Responding to the ECB interest rate increase of 0.5 percent, Brokers Ireland said it “marks the beginning of a new era and predicting where the rate will end up with any degree of accuracy is like fortune telling.”
“Ten years ago hardly anyone believed or foresaw that the ECB interest rate would drop to zero as it did in 2016 or that it would maintain at this level until now.
“We are not in the business of fortune telling and mortgage holders and aspiring mortgage holders have to live their lives and make decisions now in this increasingly uncertain world.
“Therefore, our advice to mortgage holders who have not reviewed their situation is do so immediately and take professional advice.
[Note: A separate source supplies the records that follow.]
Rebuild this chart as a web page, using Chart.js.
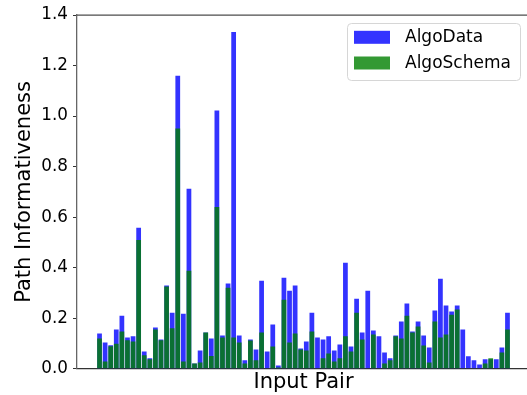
<!DOCTYPE html>
<html><head><meta charset="utf-8">
<script src="https://cdn.jsdelivr.net/npm/chart.js@4/dist/chart.umd.min.js"></script>
<style>html,body{margin:0;padding:0;background:#fff;overflow:hidden;width:527px;height:395px}canvas{display:block}</style>
</head><body>
<canvas id="c" width="530" height="395"></canvas>
<script>
const pairIndex = Array.from({length: 74}, (_, i) => i);
const algoData = [0.139,0.104,0.093,0.155,0.210,0.124,0.128,0.558,0.068,0.041,
  0.163,0.116,0.329,0.222,1.160,0.218,0.712,0.021,0.072,0.143,
  0.120,1.022,0.131,0.337,1.333,0.131,0.033,0.116,0.076,0.348,
  0.068,0.175,0.013,0.360,0.309,0.329,0.080,0.108,0.222,0.124,
  0.116,0.128,0.072,0.096,0.419,0.088,0.277,0.143,0.309,0.151,
  0.128,0.064,0.041,0.131,0.187,0.258,0.147,0.187,0.131,0.084,
  0.230,0.356,0.250,0.226,0.250,0.155,0.049,0.033,0.017,0.037,
  0.037,0.037,0.084,0.222];
const algoSchema = [0.120,0.029,0.089,0.099,0.147,0.113,0.108,0.510,0.053,0.037,
  0.155,0.113,0.325,0.160,0.951,0.029,0.388,0.021,0.025,0.143,
  0.050,0.640,0.124,0.320,0.124,0.104,0.021,0.112,0.033,0.143,
  0.000,0.088,0.005,0.273,0.104,0.139,0.076,0.072,0.147,0.000,
  0.041,0.060,0.029,0.041,0.128,0.068,0.222,0.116,0.000,0.135,
  0.000,0.021,0.033,0.128,0.120,0.210,0.143,0.167,0.092,0.025,
  0.187,0.124,0.135,0.214,0.234,0.000,0.000,0.000,0.000,0.021,
  0.041,0.000,0.064,0.155];
const seriesNames = ['AlgoData', 'AlgoSchema'];
const yTicks = [0.0,0.2,0.4,0.6,0.8,1.0,1.2,1.4];

const FONT = "'DejaVu Sans', sans-serif";
const blue = 'rgba(0,0,255,0.8)';
const green = 'rgba(0,128,0,0.8)';

const frame = {
  id: 'frame',
  afterDraw(chart) {
    const {ctx, chartArea: a} = chart;
    ctx.save();
    ctx.strokeStyle = '#4d4d4d';
    ctx.lineWidth = 1.3;
    ctx.beginPath();
    ctx.moveTo(a.left, a.top); ctx.lineTo(a.right, a.top);
    ctx.stroke();
    // legend
    const x0 = 347.5, y0 = 23.5, w = 173, h = 57, r = 4;
    ctx.beginPath();
    ctx.roundRect(x0, y0, w, h, r);
    ctx.fillStyle = 'rgba(255,255,255,0.8)';
    ctx.fill();
    ctx.strokeStyle = '#d6d6d6';
    ctx.lineWidth = 1;
    ctx.stroke();
    const cols = [blue, green];
    const ys = [37.3, 63];
    ctx.font = '17px ' + FONT;
    ctx.textBaseline = 'middle';
    ctx.textAlign = 'left';
    seriesNames.forEach((n, i) => {
      ctx.fillStyle = cols[i];
      ctx.fillRect(354, ys[i] - 6.5, 36, 13);
      ctx.fillStyle = '#000';
      ctx.fillText(n, 405, ys[i] + 0.5);
    });
    ctx.restore();
  }
};

new Chart(document.getElementById('c'), {
  type: 'bar',
  data: {
    datasets: [
      {label: seriesNames[0], data: pairIndex.map((x, i) => ({x, y: algoData[i]})),
       backgroundColor: blue, order: 2, grouped: false,
       barPercentage: 0.85, categoryPercentage: 1, borderWidth: 0},
      {label: seriesNames[1], data: pairIndex.map((x, i) => ({x, y: algoSchema[i]})),
       backgroundColor: green, order: 1, grouped: false,
       barPercentage: 0.85, categoryPercentage: 1, borderWidth: 0}
    ]
  },
  options: {
    responsive: false, animation: false, devicePixelRatio: 1,
    layout: {padding: {top: 14.5, left: 0, right: 0, bottom: 0}},
    plugins: {legend: {display: false}, tooltip: {enabled: false}},
    scales: {
      x: {
        type: 'linear', min: -4.03, max: 77.03, offset: false,
        ticks: {display: false},
        grid: {display: false, offset: false},
        border: {display: true, color: '#333', width: 1.3},
        title: {display: true, text: 'Input Pair', color: '#000',
                font: {family: FONT, size: 21}, padding: {top: 0, bottom: 0}},
        afterFit: s => { s.height = 26.3; }
      },
      y: {
        min: 0, max: 1.4,
        afterBuildTicks: s => { s.ticks = yTicks.map(v => ({value: v})); },
        ticks: {color: '#000', font: {family: FONT, size: 16.8}, padding: 5,
                callback: v => Number(v).toFixed(1)},
        grid: {drawOnChartArea: false, drawTicks: true, tickLength: 4, tickColor: '#333'},
        border: {display: true, color: '#666', width: 1.3},
        title: {display: true, text: 'Path Informativeness', color: '#000',
                font: {family: FONT, size: 21}, padding: {top: 12.4, bottom: 0}},
        afterFit: s => { s.width = 77; }
      }
    }
  },
  plugins: [frame]
});
</script>
</body></html>
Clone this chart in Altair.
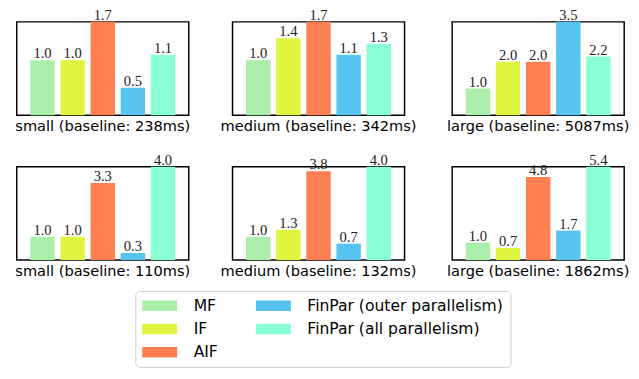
import altair as alt
import pandas as pd

variants = ["MF", "IF", "AIF", "FinPar (outer parallelism)", "FinPar (all parallelism)"]
colors = ["#aaeeaa", "#e0f440", "#ff7f50", "#56c3f0", "#88ffd4"]

panel_titles = [
    "small (baseline: 238ms)",
    "medium (baseline: 342ms)",
    "large (baseline: 5087ms)",
    "small (baseline: 110ms)",
    "medium (baseline: 132ms)",
    "large (baseline: 1862ms)",
]

small_238 = [1.0, 1.0, 1.7, 0.5, 1.1]
medium_342 = [1.0, 1.4, 1.7, 1.1, 1.3]
large_5087 = [1.0, 2.0, 2.0, 3.5, 2.2]
small_110 = [1.0, 1.0, 3.3, 0.3, 4.0]
medium_132 = [1.0, 1.3, 3.8, 0.7, 4.0]
large_1862 = [1.0, 0.7, 4.8, 1.7, 5.4]
speedups = [small_238, medium_342, large_5087, small_110, medium_132, large_1862]

rows = []
for pi, vals in enumerate(speedups):
    for v, val in zip(variants, vals):
        rows.append({"panel": pi, "variant": v, "speedup": val, "label": f"{val:.1f}"})
df = pd.DataFrame(rows)

color_scale = alt.Scale(domain=variants, range=colors)

legend = alt.Legend(
    title=None, orient="none", legendX=122, legendY=277, columns=2,
    symbolType="M-1,-0.3H1V0.3H-1Z", symbolSize=1296, symbolStrokeWidth=0,
    symbolOpacity=1, clipHeight=16,
    labelFont="DejaVu Sans", labelFontSize=16, labelColor="black", labelLimit=400,
    labelOffset=17, columnPadding=39, rowPadding=8, padding=7,
    strokeColor="#cccccc", fillColor="white", cornerRadius=4,
)


def panel(i):
    base = alt.Chart(df).transform_filter(alt.datum.panel == i)
    x = alt.X("variant:N", sort=variants, axis=None,
              scale=alt.Scale(paddingInner=0.19, paddingOuter=0.45))
    y = alt.Y("speedup:Q", axis=None,
              scale=alt.Scale(domain=[0, max(speedups[i])], nice=False, zero=True))
    bars = base.mark_bar().encode(
        x=x, y=y,
        color=alt.Color("variant:N", scale=color_scale, legend=legend),
    )
    text = base.mark_text(baseline="bottom", dy=1, font="Liberation Serif",
                          fontSize=15, color="#222").encode(x=x, y=y, text="label:N")
    return alt.layer(bars, text).properties(
        width=177, height=96,
        title=alt.TitleParams(panel_titles[i], orient="bottom", offset=4,
                              font="DejaVu Sans", fontSize=15, fontWeight="normal",
                              color="black"),
    )


row1 = alt.hconcat(panel(0), panel(1), panel(2), spacing=28).resolve_scale(y="independent")
row2 = alt.hconcat(panel(3), panel(4), panel(5), spacing=28).resolve_scale(y="independent")

chart = alt.vconcat(row1, row2, spacing=18).resolve_scale(y="independent").properties(
    padding={"left": 6, "top": -6, "right": 0, "bottom": 0}
).configure_view(stroke="black", strokeWidth=1.5)

chart.save("out.html", embed_options={"renderer": "svg", "actions": False})
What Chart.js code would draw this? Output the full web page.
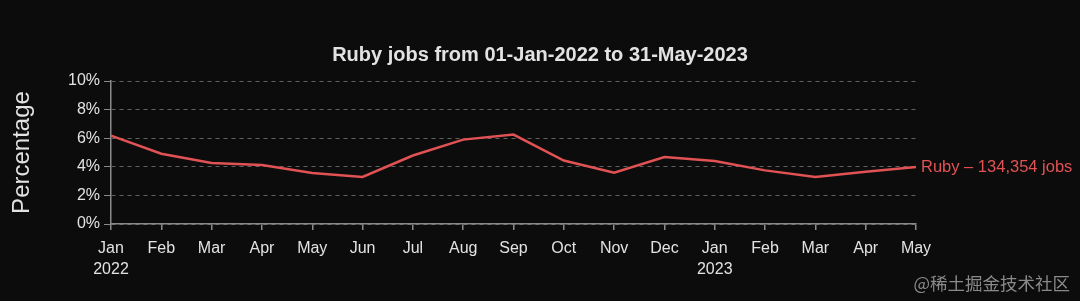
<!DOCTYPE html>
<html lang="en">
<head>
    <meta charset="UTF-8">
    <title>Ruby jobs</title>
    <script src="https://cdn.jsdelivr.net/npm/chart.js"></script>
    <style>
        html, body {
            margin: 0;
            padding: 0;
            background: #0c0c0c;
        }
        .wrap {
            position: relative;
            width: 1080px;
            height: 301px;
        }
        .watermark {
            position: absolute;
            right: 10px;
            bottom: 6px;
            font-family: 'Noto Sans CJK SC', sans-serif;
            font-size: 17.5px;
            color: #8a8a8a;
        }
    </style>
</head>
<body>
    <div class="wrap">
        <canvas id="chart" width="1080" height="301"></canvas>
        <div class="watermark">@稀土掘金技术社区</div>
    </div>

    <script>
        const months = [['Jan', '2022'], 'Feb', 'Mar', 'Apr', 'May', 'Jun', 'Jul', 'Aug', 'Sep',
                        'Oct', 'Nov', 'Dec', ['Jan', '2023'], 'Feb', 'Mar', 'Apr', 'May'];
        const rubyShare = [6.18, 4.91, 4.26, 4.12, 3.56, 3.29, 4.79, 5.9, 6.25,
                           4.44, 3.59, 4.68, 4.4, 3.75, 3.29, 3.66, 3.98];
        const seriesName = 'Ruby';
        const totalJobs = '134,354';

        const red = '#e05253';
        const textColor = '#e2e2e2';
        const font = "'Liberation Sans', Arial, sans-serif";

        // label at the end of the line
        const endLabel = {
            id: 'endLabel',
            afterDatasetsDraw(chart) {
                const meta = chart.getDatasetMeta(0);
                const last = meta.data[meta.data.length - 1];
                const ctx = chart.ctx;
                ctx.save();
                ctx.font = '16.5px ' + font;
                ctx.fillStyle = red;
                ctx.textBaseline = 'middle';
                ctx.fillText(seriesName + ' \u2013 ' + totalJobs + ' jobs', last.x + 5, last.y);
                ctx.restore();
            }
        };

        new Chart(document.getElementById('chart'), {
            type: 'line',
            data: {
                labels: months,
                datasets: [{
                    label: seriesName,
                    data: rubyShare,
                    borderColor: red,
                    borderWidth: 2.5,
                    pointRadius: 0,
                    tension: 0,
                    fill: false
                }]
            },
            options: {
                responsive: false,
                animation: false,
                layout: { padding: 0 },
                plugins: {
                    legend: { display: false },
                    tooltip: { enabled: false },
                    title: {
                        display: true,
                        text: 'Ruby jobs from 01-Jan-2022 to 31-May-2023',
                        color: textColor,
                        font: { family: font, size: 20, weight: 'bold' },
                        padding: { top: 43, bottom: 14 }
                    }
                },
                scales: {
                    x: {
                        offset: false,
                        border: { display: true, color: '#8a8a8a', width: 1.5 },
                        grid: {
                            drawOnChartArea: false,
                            drawTicks: true,
                            tickLength: 6,
                            color: '#8a8a8a',
                            lineWidth: 1.5
                        },
                        ticks: {
                            color: textColor,
                            font: { family: font, size: 16, lineHeight: 1.3 },
                            padding: 8,
                            maxRotation: 0,
                            autoSkip: false
                        },
                        afterFit(scale) { scale.height = 77; }
                    },
                    y: {
                        min: 0,
                        max: 10,
                        border: { display: true, color: '#8a8a8a', width: 1.5, dash: [4, 4] },
                        grid: {
                            color: '#606060',
                            lineWidth: 1,
                            tickLength: 7,
                            tickColor: '#8a8a8a',
                            tickBorderDash: []
                        },
                        ticks: {
                            stepSize: 2,
                            color: textColor,
                            font: { family: font, size: 16 },
                            padding: 4,
                            callback: v => v + '%'
                        },
                        title: {
                            display: true,
                            text: 'Percentage',
                            color: textColor,
                            font: { family: font, size: 24 },
                            padding: { top: 8, bottom: 0 }
                        },
                        afterFit(scale) { scale.width = 111; }
                    },
                    // empty right axis: keeps room for the end label
                    spacer: {
                        type: 'linear',
                        position: 'right',
                        display: true,
                        grid: { display: false },
                        border: { display: false },
                        ticks: { display: false },
                        afterFit(scale) { scale.width = 164; }
                    }
                }
            },
            plugins: [endLabel]
        });
    </script>
</body>
</html>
There are still very good long-term fixed interest rates in the market, which mean that people can plan their financial affairs knowing what their financial outlay will be over the longer-term, for periods up to 30 years,” Rachel McGovern, Director of Financial Services at the organisation which represents 1,225 Broker firms, said.
She said as the months go by these rates, which have been reducing in recent years, are likely to increase.
“Of course they cannot increase for the period of the agreed fix if you have already fixed but it would impact new mortgage holders,” she said.
And she stated that an unfortunate aspect of increasing interest rates is that it will impact aspiring home buyers, especially those on average incomes, who will now have to plan for increased repayments and the likely higher stress testing by lenders.
Ms McGovern said if there is a positive side to increasing interest rates the benefits are likely to rest with deposit holders.
“Perhaps it may take some excess out of house price increases but with supply still lagging demand to a considerable degree it is questionable as to what degree that might happen,” she remarked.
She said today’s ECB rate increase will mean an automatic increase for anyone on a tracker mortgage. Although no tracker mortgages have been issued since 2008 over 200,000 people will see the 0.5pc increase applied to their monthly repayment.
If someone is on a tracker mortgage rates of 1.1 percent, this change by the ECB would mean an increase of €71 to their monthly repayments.
She said we don’t know as yet how lenders are going to respond in respect of those on standard variable rates, whether or not they would apply the increase.
“If lenders were to apply the full rate for someone with a €300,000 mortgage over 30 years currently on a standard variable rate of 2.3 percent, the 0.5 percent increase bringing the rate to 2.8 percent would mean a monthly increase of €78.28 and a yearly increase of €939.36, amounting to €28,180.80 extra in repayments over the full 30 years,” she said.